● Aim of the exercise: Among the lines below, list those containing the string "chart".

● Dataset section:
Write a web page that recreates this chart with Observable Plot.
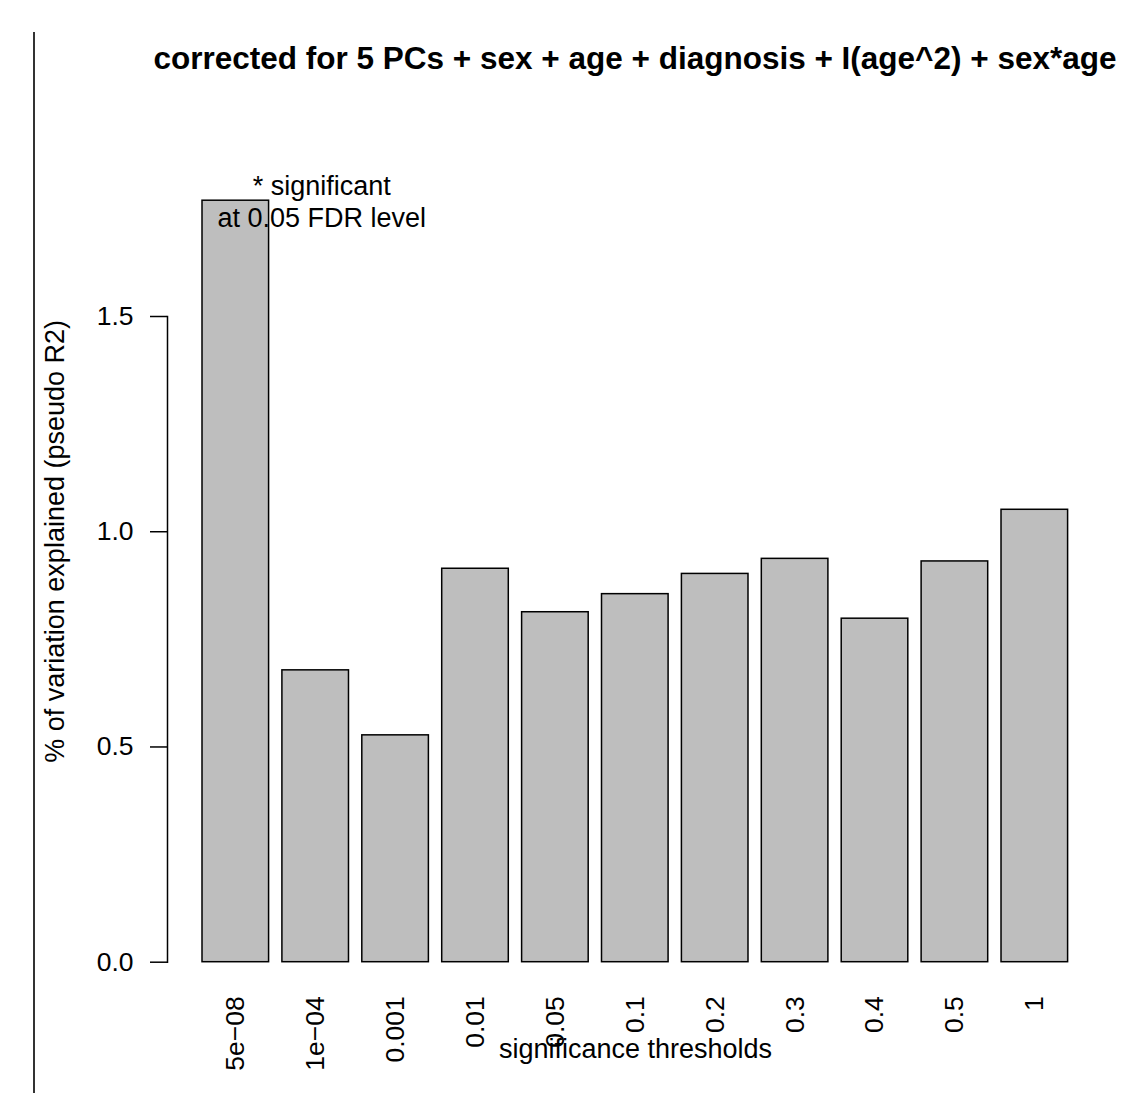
<!DOCTYPE html>
<html>
<head>
<meta charset="utf-8">
<script src="https://cdn.jsdelivr.net/npm/d3@7"></script>
<script src="https://cdn.jsdelivr.net/npm/@observablehq/plot@0.6"></script>
<style>
  html, body { margin: 0; padding: 0; background: white; overflow: hidden; }
  body { font-family: "Liberation Sans", Arial, sans-serif; }
  #wrap { position: relative; width: 1146px; height: 1093px; }
  #border { position: absolute; left: 33px; top: 32px; width: 0; height: 1061px; border-left: 2px solid #333; z-index: 5; }
  #title { position: absolute; left: 635px; top: 43px; transform: translateX(-50%); white-space: nowrap;
           font-size: 31.5px; line-height: 31px; font-weight: bold; color: #000; z-index: 5; }
  #chart { position: absolute; left: 0; top: 100px; }
</style>
</head>
<body>
<div id="wrap">
  <div id="border"></div>
  <div id="title">corrected for 5 PCs + sex + age + diagnosis + I(age^2) + sex*age</div>
  <div id="chart"></div>
</div>
<script>
const thresholds = ["5e\u221208", "1e\u221204", "0.001", "0.01", "0.05", "0.1", "0.2", "0.3", "0.4", "0.5", "1"];
const values = [1.769, 0.678, 0.527, 0.914, 0.813, 0.855, 0.902, 0.937, 0.798, 0.931, 1.051];
const yTicks = [0, 0.5, 1.0, 1.5];
const yLabel = "% of variation explained (pseudo R2)";
const xLabel = "significance thresholds";
const note = "* significant\nat 0.05 FDR level";

const data = thresholds.map((t, i) => ({threshold: t, value: values[i]}));
const maxVal = d3.max(values);
const noteData = [{threshold: thresholds[1], value: maxVal, text: note}];

const font = "Liberation Sans, Arial, sans-serif";

const chart = Plot.plot({
  width: 1146,
  height: 993,
  marginTop: 216,
  marginBottom: 131.3,
  marginLeft: 167,
  marginRight: 43,
  style: {fontFamily: font, fontSize: "26px", color: "black", background: "transparent"},
  x: {domain: thresholds, range: [202, 1067.6], paddingInner: 1/6, paddingOuter: 0, round: false},
  y: {domain: [0, 1.5]},
  marks: [
    Plot.barY(data, {x: "threshold", y: "value", fill: "#bebebe", stroke: "black", strokeWidth: 1.5}),
    Plot.frame({anchor: "left", stroke: "black", strokeWidth: 1.5}),
    Plot.axisY({ticks: yTicks, tickFormat: d3.format(".1f"), tickSize: 17, tickPadding: 17,
                fontSize: 26.5, strokeWidth: 1.5, label: null}),
    Plot.axisX({tickSize: 0, tickPadding: 34, tickRotate: -90, fontSize: 26.5, label: null}),
    Plot.text([yLabel], {frameAnchor: "left", text: d => d, rotate: -90, dx: -112, dy: -98,
                         textAnchor: "middle", lineAnchor: "middle", fontSize: 27, fill: "black"}),
    Plot.text([xLabel], {frameAnchor: "bottom", text: d => d, dy: 87, textAnchor: "middle",
                         lineAnchor: "middle", fontSize: 27, fill: "black"}),
    Plot.text(noteData, {x: "threshold", y: "value", text: "text", dx: 6, lineHeight: 1.2,
                         fontSize: 27, fill: "black"})
  ]
});
document.getElementById("chart").appendChild(chart);
</script>
</body>
</html>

● Reply to the exercise:
Write a web page that recreates this chart with Observable Plot.
  #chart { position: absolute; left: 0; top: 100px; }
  <div id="chart"></div>
const chart = Plot.plot({
document.getElementById("chart").appendChild(chart);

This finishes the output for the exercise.